The Consumer Financial Protection Bureau (CFPB) has made strides in recent months, winning billions of dollars in settlements from bad actors in the financial sector and putting in place new mortgage rules meant to keep borrowers in homes they can afford. Its authority will be tested going forward, however, as it tackles sticky issues on which industry will likely push back.
Among the challenges ahead, Ed Mierzwinski of U.S. PIRG believes forced arbitration may be most important. Millions of Americans, he says, are "ripped off" as a result of this contract clause that compels borrowers to waive their right to sue.
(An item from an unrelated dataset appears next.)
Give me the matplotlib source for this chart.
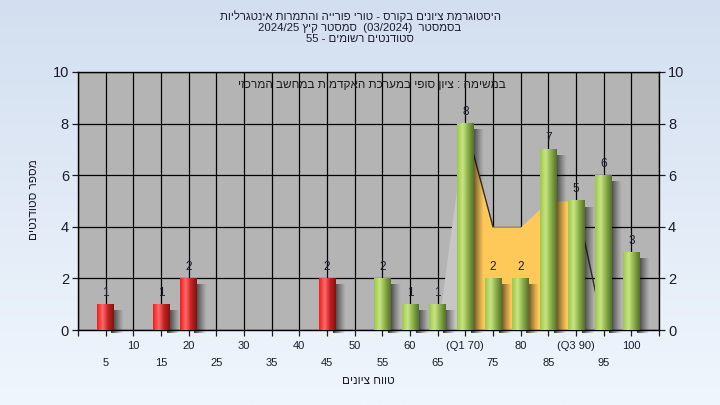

Meanwhile, because banks have not completely reformed the practice of charging overdraft fees without consumer consent -- despite a 2010 Federal Reserve rule prohibiting this -- CFPB advisory board member Adam Levitin points to overdrafts as another area of focus. "Consumer advocates would like to see overdraft fees regulated to limit the number of times fees can be applied, how the fees are calculated and to have fees related to the amount of the overdraft," he says.
The regulator also may target debt collection in 2014, having received tens of thousands of complaints about this issue -- especially from people being pursued for money they claimed not to owe. "We want more information throughout the process, but we also want everyone in the process to be responsible to pass all of that information to the next buyer or collector of debt," notes the National Consumer Law Center's Margot Freeman Saunders. "There are no rules on the books like that right now."
Other problems that could draw CFPB action this year included unfair and abusive practices in the student lending sector; credit report disputes; and prepaid cards, which consumer advocates complain are basically becoming unregulated credit products.